Nostalgia and the New Generation
Young fans see the early 2010s as a last moment of freedom before constant digital surveillance and overly curated online personas. “It seems like such a cool time to be alive,” says 21-year-old Chloe Plasse, a design student in Manhattan. Plasse often wears Isabel Marant to capture the designer’s “glamorous but cool” essence, even in a classroom setting.
New York college student Nikki Ball Kumar, 19, says, “Isabel Marant’s 2010 collection is my dream wardrobe.” Resale searches on platforms like eBay and Vestiaire Collective for pieces such as pyramid-studded skinny jeans and the original Bekett wedges have surged.
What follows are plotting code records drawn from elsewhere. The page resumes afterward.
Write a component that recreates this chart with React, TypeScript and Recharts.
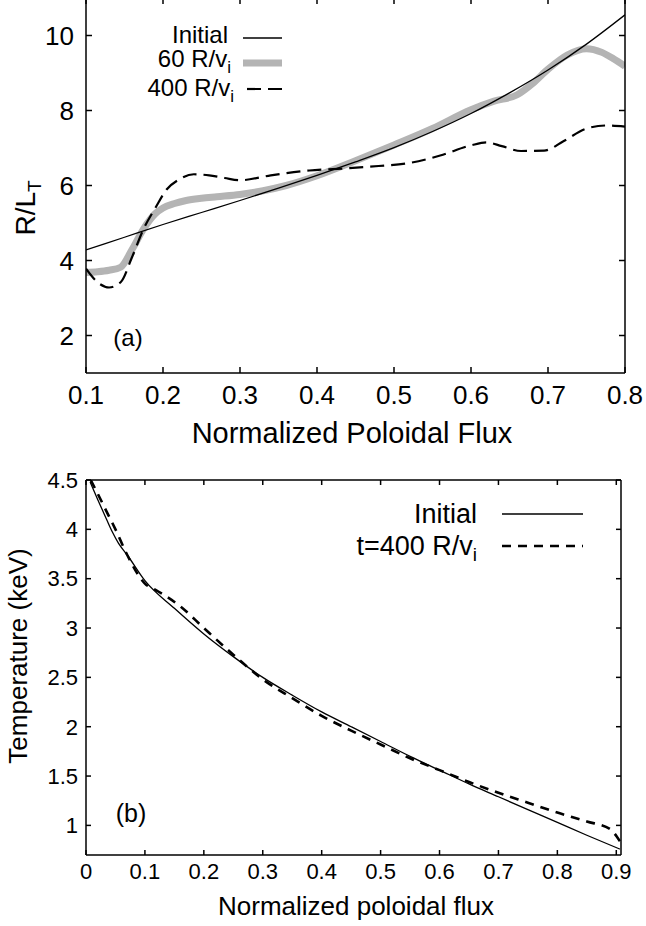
import React from 'react';
import { LineChart, Line, XAxis, YAxis } from 'recharts';

const FONT = '"Liberation Sans", Arial, Helvetica, sans-serif';

// panel (a): R/L_T against normalized poloidal flux
const aInitX = [0.1, 0.15, 0.2, 0.25, 0.3, 0.35, 0.4, 0.45, 0.5, 0.55, 0.6, 0.65, 0.7, 0.75, 0.8];
const aInitY = [4.28, 4.62, 4.96, 5.28, 5.6, 5.93, 6.27, 6.63, 7.01, 7.44, 7.92, 8.47, 9.08, 9.77, 10.55];

const a60X = [0.1, 0.115, 0.13, 0.145, 0.16, 0.175, 0.19, 0.2, 0.215, 0.23, 0.25, 0.27, 0.3, 0.33, 0.36, 0.4, 0.45, 0.5, 0.55, 0.6, 0.63, 0.66, 0.68, 0.7, 0.725, 0.75, 0.77, 0.785, 0.8];
const a60Y = [3.68, 3.7, 3.74, 3.82, 4.3, 4.85, 5.25, 5.4, 5.52, 5.6, 5.66, 5.7, 5.76, 5.86, 6.0, 6.26, 6.66, 7.08, 7.52, 8.02, 8.25, 8.42, 8.72, 9.1, 9.48, 9.65, 9.55, 9.38, 9.18];

const a400X = [0.1, 0.115, 0.13, 0.145, 0.16, 0.175, 0.19, 0.205, 0.22, 0.24, 0.26, 0.28, 0.3, 0.34, 0.39, 0.44, 0.48, 0.52, 0.56, 0.6, 0.62, 0.64, 0.665, 0.695, 0.72, 0.75, 0.775, 0.8];
const a400Y = [3.78, 3.42, 3.28, 3.42, 4.1, 4.85, 5.4, 5.9, 6.15, 6.3, 6.27, 6.2, 6.14, 6.27, 6.4, 6.46, 6.52, 6.6, 6.8, 7.07, 7.15, 7.05, 6.92, 6.93, 7.18, 7.52, 7.6, 7.57];

const aXTicks = [0.1, 0.2, 0.3, 0.4, 0.5, 0.6, 0.7, 0.8];
const aYTicks = [2, 4, 6, 8, 10];

// panel (b): temperature profile
const bInitX = [0.007, 0.02, 0.035, 0.045, 0.055, 0.07, 0.1, 0.15, 0.2, 0.25, 0.3, 0.35, 0.4, 0.45, 0.5, 0.55, 0.6, 0.65, 0.7, 0.75, 0.8, 0.85, 0.906];
const bInitY = [4.48, 4.3, 4.1, 3.97, 3.86, 3.74, 3.48, 3.2, 2.94, 2.71, 2.5, 2.32, 2.15, 2.0, 1.85, 1.7, 1.56, 1.42, 1.29, 1.16, 1.03, 0.9, 0.76];

const b400X = [0.008, 0.02, 0.035, 0.05, 0.07, 0.1, 0.12, 0.16, 0.2, 0.25, 0.3, 0.35, 0.4, 0.45, 0.5, 0.55, 0.6, 0.65, 0.7, 0.75, 0.8, 0.85, 0.89, 0.906];
const b400Y = [4.5, 4.36, 4.18, 4.0, 3.74, 3.45, 3.38, 3.22, 3.0, 2.73, 2.48, 2.29, 2.11, 1.96, 1.82, 1.68, 1.56, 1.44, 1.33, 1.23, 1.13, 1.04, 0.96, 0.84];

const bXTicks = [0, 0.1, 0.2, 0.3, 0.4, 0.5, 0.6, 0.7, 0.8, 0.9];
const bYTicks = [1, 1.5, 2, 2.5, 3, 3.5, 4, 4.5];

const pts = (xs: number[], ys: number[]) => xs.map((x, i) => ({ x, y: ys[i] }));

const frame = { stroke: '#000', strokeWidth: 1.5 };
const noText = () => null;

const Sub = ({ size, children }: { size: number; children: React.ReactNode }) => (
  <tspan fontSize={size} dy={size * 0.33}>{children}</tspan>
);

function PanelA() {
  const tick = { fontSize: 26, fill: '#000', fontFamily: FONT };
  return (
    <div style={{ position: 'absolute', left: 0, top: -3 }}>
      <LineChart width={646} height={463} margin={{ top: 0, right: 20, bottom: 0, left: 0 }}>
        <XAxis
          xAxisId="b" dataKey="x" type="number" domain={[0.1, 0.8]} ticks={aXTicks} interval={0}
          allowDataOverflow height={87} tickSize={-6} tickMargin={19}
          axisLine={frame} tickLine={frame} tick={tick}
          label={() => (
            <text x={352} y={446} textAnchor="middle" fontSize={29} fontFamily={FONT} fill="#000">
              Normalized Poloidal Flux
            </text>
          )}
        />
        <XAxis
          xAxisId="t" orientation="top" dataKey="x" type="number" domain={[0.1, 0.8]} ticks={aXTicks}
          interval={0} allowDataOverflow height={1} tickSize={-6} axisLine={frame} tickLine={frame} tick={noText}
        />
        <YAxis
          yAxisId="l" type="number" domain={[1, 11]} ticks={aYTicks} interval={0} allowDataOverflow
          width={86} tickSize={-6} tickMargin={18} axisLine={frame} tickLine={frame} tick={tick}
          label={() => (
            <text x={35} y={211} transform="rotate(-90, 35, 211)" textAnchor="middle" fontSize={28} fontFamily={FONT} fill="#000">
              R/L<Sub size={19}>T</Sub>
            </text>
          )}
        />
        <YAxis
          yAxisId="r" orientation="right" type="number" domain={[1, 11]} ticks={aYTicks} interval={0}
          allowDataOverflow width={1} tickSize={-6} axisLine={frame} tickLine={frame} tick={noText}
        />
        <Line
          xAxisId="b" yAxisId="l" data={pts(a60X, a60Y)} dataKey="y" type="monotone"
          stroke="#b4b4b4" strokeWidth={7} dot={false} isAnimationActive={false}
        />
        <Line
          xAxisId="b" yAxisId="l" data={pts(aInitX, aInitY)} dataKey="y" type="monotone"
          stroke="#000" strokeWidth={1.3} dot={false} isAnimationActive={false}
        />
        <Line
          xAxisId="b" yAxisId="l" data={pts(a400X, a400Y)} dataKey="y" type="monotone"
          stroke="#000" strokeWidth={2.2} strokeDasharray="14 7" dot={false} isAnimationActive={false}
        />
        <g fontFamily={FONT} fontSize={24} fill="#000">
          <text x={228} y={46} textAnchor="end">Initial</text>
          <line x1={243} x2={282} y1={41} y2={41} stroke="#000" strokeWidth={1.5} />
          <text x={231} y={70} textAnchor="end">60 R/v<Sub size={17}>i</Sub></text>
          <line x1={243} x2={282} y1={66} y2={66} stroke="#b4b4b4" strokeWidth={7} />
          <text x={234} y={99} textAnchor="end">400 R/v<Sub size={17}>i</Sub></text>
          <line x1={247} x2={283} y1={92} y2={92} stroke="#000" strokeWidth={2.2} strokeDasharray="14 7" />
          <text x={128} y={349} textAnchor="middle" fontSize={24}>(a)</text>
        </g>
      </LineChart>
    </div>
  );
}

function PanelB() {
  const tick = { fontSize: 22, fill: '#000', fontFamily: FONT };
  // chart box starts 20px above the plot frame so the top tick label is not clipped
  return (
    <div style={{ position: 'absolute', left: 0, top: 459 }}>
      <LineChart width={646} height={467} margin={{ top: 20, right: 24, bottom: 0, left: 0 }}>
        <XAxis
          xAxisId="b" dataKey="x" type="number" domain={[0, 0.908]} ticks={bXTicks} interval={0}
          allowDataOverflow height={71} tickSize={-5} tickMargin={13}
          axisLine={frame} tickLine={frame} tick={tick}
          label={() => (
            <text x={356} y={456} textAnchor="middle" fontSize={26} fontFamily={FONT} fill="#000">
              Normalized poloidal flux
            </text>
          )}
        />
        <XAxis
          xAxisId="t" orientation="top" dataKey="x" type="number" domain={[0, 0.908]} ticks={bXTicks}
          interval={0} allowDataOverflow height={1} tickSize={-5} axisLine={frame} tickLine={frame} tick={noText}
        />
        <YAxis
          yAxisId="l" type="number" domain={[0.7, 4.5]} ticks={bYTicks} interval={0} allowDataOverflow
          width={86} tickSize={-5} tickMargin={13} axisLine={frame} tickLine={frame} tick={tick}
          label={() => (
            <text x={27} y={197} transform="rotate(-90, 27, 197)" textAnchor="middle" fontSize={26} fontFamily={FONT} fill="#000">
              Temperature (keV)
            </text>
          )}
        />
        <YAxis
          yAxisId="r" orientation="right" type="number" domain={[0.7, 4.5]} ticks={bYTicks} interval={0}
          allowDataOverflow width={1} tickSize={-5} axisLine={frame} tickLine={frame} tick={noText}
        />
        <Line
          xAxisId="b" yAxisId="l" data={pts(bInitX, bInitY)} dataKey="y" type="monotone"
          stroke="#000" strokeWidth={1.3} dot={false} isAnimationActive={false}
        />
        <Line
          xAxisId="b" yAxisId="l" data={pts(b400X, b400Y)} dataKey="y" type="monotone"
          stroke="#000" strokeWidth={2.6} strokeDasharray="9 7" dot={false} isAnimationActive={false}
        />
        <g fontFamily={FONT} fontSize={27} fill="#000">
          <text x={477} y={64} textAnchor="end">Initial</text>
          <line x1={502} x2={583} y1={55} y2={55} stroke="#000" strokeWidth={1.5} />
          <text x={477} y={96} textAnchor="end">t=400 R/v<Sub size={19}>i</Sub></text>
          <line x1={502} x2={583} y1={87} y2={87} stroke="#000" strokeWidth={2.6} strokeDasharray="9 7" />
          <text x={131} y={363} textAnchor="middle" fontSize={25}>(b)</text>
        </g>
      </LineChart>
    </div>
  );
}

export default function App() {
  return (
    <div style={{ position: 'absolute', left: 0, top: 0, width: 646, height: 926, background: '#fff', overflow: 'hidden' }}>
      <PanelA />
      <PanelB />
    </div>
  );
}
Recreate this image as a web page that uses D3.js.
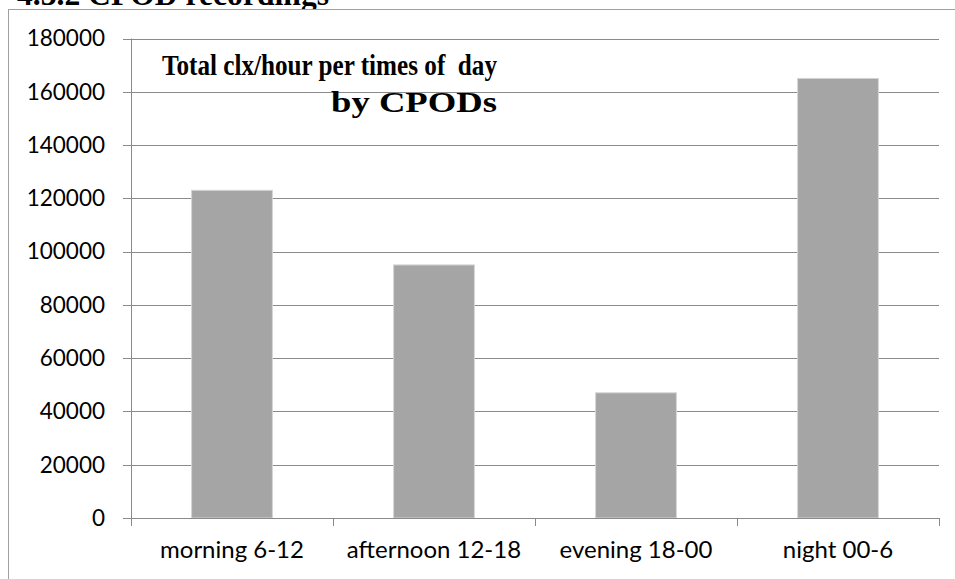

Marant notes that the renewed interest hits two forms of nostalgia: one for Millennials reliving their own youth and one for Gen Z, nostalgic for a time they never lived. She says, “Today everything is so polished and fake. That is not rock ’n’ roll. Seeing young people reject the over-polished aesthetic gives me hope.”
The Resale Boom
Bekett sneakers are now highly sought after on resale sites like Vestiaire Collective and The RealReal. Marant admits she never expected the shoes to become so iconic and initially produced them in limited quantities. “We didn’t make a ton of these sneakers. That isn’t my way. But you should still wear them with skinny jeans or leather pants,” she says. “In Paris, women who grew up partying with Kate Moss have stopped smoking, but the cool French style is forever.”